1.  Context, definition of the problem

One of the objectives of the Spanish Maritime Search and Rescue Agency (hereinafter, SASEMAR) is to monitor and support the maritime traffic. For that purpose, there are twenty operational centres that record the transit of ships along the waters in which Spain has sovereignty, sovereign rights or jurisdiction.

The main sources of these records come from the information provided by the radar tracking systems whose antennas are strategically located on earth, and from the ship's transponders (AIS, Automatic Identification System) whose signals are captured by VHF antennas different from the previous ones. These data are stored on the SASEMAR servers, with access under permission.

Centro Jovellanos during the training of Vessel Traffic Services Operators has identified that in certain areas with high maritime traffic density, the large amount of data using traditional methods could be hiding potential risks to consider and be trained.

2.       Challenge definition. Description of need

The challenge is to find a Big Data driven solution aiming at allowing users to acquire a real vision of the latent risks in a specific maritime area monitoring all the available data in the same map.

This solution must show all variables of the maritime traffic, AIS data stored in SASEMAR servers, together with available spatial marine data which traffic is affected directly or indirectly.

The solution must be deployed on a web map server open source and generate traffic lines and densities identified with different colours according to intensity.

The solution will allow users to:

- Filter which type of information to visualize, such as: type of vessel, ranges of courses, intervals of date-time and speeds, draft, etc.

- Deploy collision probability maps and the quantification of risk.

- Deploy stranding probability maps and the quantification of risk.

- Draw over the webmap and export the results as a vector georeferenced layer (geojson, kml, etc)

- Export the graphical results as a jpg image and also georeferenced (.tiff) image.

In order to achieve this goal, a specific time period and/or area should be possible to be selected and data sets of information must be analysed to be part of the result.

The solution developed will focus on a specific area of the Spanish Territorial Waters, but the idea is to apply it in other areas of their territorial waters.

SASEMAR, through its training centre (Centro Jovellanos), will provide the developers with the necessary data and technical criteria within the field of maritime traffic, which allow the development of the expected results to achieve the objectives of the challenge^[1].

3.       Requirements

The solution must fulfil the following technical requirements:

- Consider available spatial marine data which affected directly or indirectly traffic data. In this way, data significant values should be crossed with maritime traffic data to propose the solution.

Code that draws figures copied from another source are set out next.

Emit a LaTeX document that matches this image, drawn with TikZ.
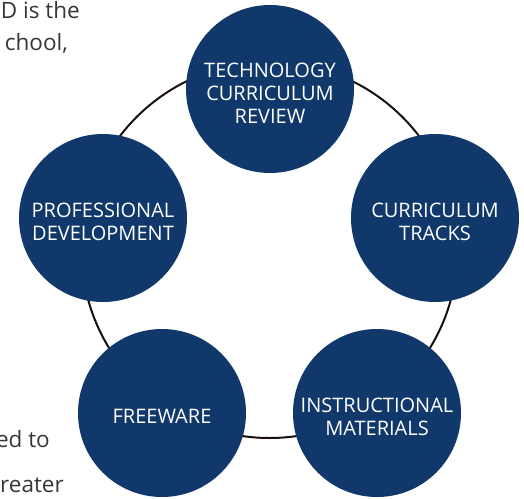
\documentclass[tikz,border=0pt]{standalone}
\usepackage{fontspec}
\setmainfont{Open Sans}
\definecolor{navy}{RGB}{16,56,106}
\definecolor{ringc}{RGB}{26,16,14}
\definecolor{bodytext}{RGB}{55,55,55}
\begin{document}
\begin{tikzpicture}[x=1pt,y=-1pt,
  bubble/.style={circle,fill=navy,minimum size=168pt,inner sep=0pt},
  btext/.style={text=white,align=center,font=\fontsize{20}{23}\selectfont},
  side/.style={text=bodytext,font=\fontsize{22.5}{26}\selectfont,inner sep=0pt,anchor=base east}]
\useasboundingbox (0,0) rectangle (524,498);
\clip (0,0) rectangle (524,498);
\fill[white] (0,0) rectangle (524,498);
\coordinate (ring) at (269.5,250);
\draw[ringc,line width=2pt] (ring) circle (188pt);
\node[bubble] (c1) at (270,89) {};
\node[bubble] (c2) at (435,218) {};
\node[bubble] (c3) at (377,413) {};
\node[bubble] (c4) at (162,413) {};
\node[bubble] (c5) at (103,218) {};
\node[btext] (t1) at ([yshift=-4pt]c1.center) {TECHNOLOGY\\CURRICULUM\\REVIEW};
\node[btext] (t2) at ([yshift=-4pt]c2.center) {CURRICULUM\\TRACKS};
\node[btext] (t3) at ([yshift=-4pt]c3.center) {INSTRUCTIONAL\\MATERIALS};
\node[btext] (t4) at ([yshift=-3pt]c4.center) {FREEWARE};
\node[btext] (t5) at ([yshift=-4pt]c5.center) {PROFESSIONAL\\DEVELOPMENT};
\node[side] (s1) at (80,18) {D is the};
\node[side] (s2) at (68,50) {chool,};
\node[side] (s3) at (50,447) {ed to};
\node[side] (s4) at (64,492) {reater};
\end{tikzpicture}
\end{document}
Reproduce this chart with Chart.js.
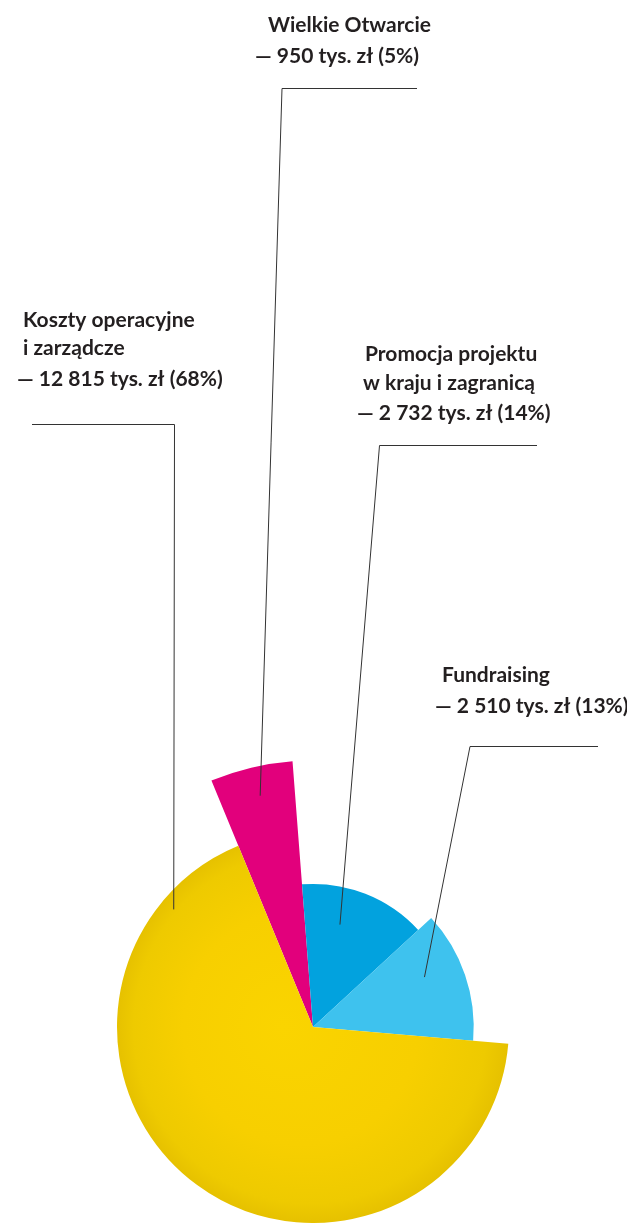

- Consider available spatial marine data which affected directly or indirectly traffic data. In this way, data significant values should be crossed with maritime traffic data to propose the solution.

- Provide collision and the stranding probability maps, and the representation of maritime traffic density, georeferenced and in a specific time period and area.

- Provide stranding maps according to bathymetry.

- Allow the exportation of results to different georeferenced formats.

- Be capable of importing layers of vector information and also ‘.csv’ tables or similar.

- Include time bar displayed and the possibility of saving the different obtained results.

- Use a base map based on nautical cartography.[2]

- Be accessible for future improvements.

The database will be registered on a server of the Centro Jovellanos.

4.       Expected Outcomes

The proponent will develop a minimum viable product implemented or the proof of concept specifying the elements including all the required elements and functionalities. 

5.       Budget

The solution will have a 15,000€ budget for the development of the system.

Jovellanos Centre will make available the hardware for the implementation of the prototype with their own resources or assuming the purchase of new assets up to 2.500 euros. The proponent will provide full details (brand, model, supplier and cost) of hardware that should be procured for the development of the prototype for the project.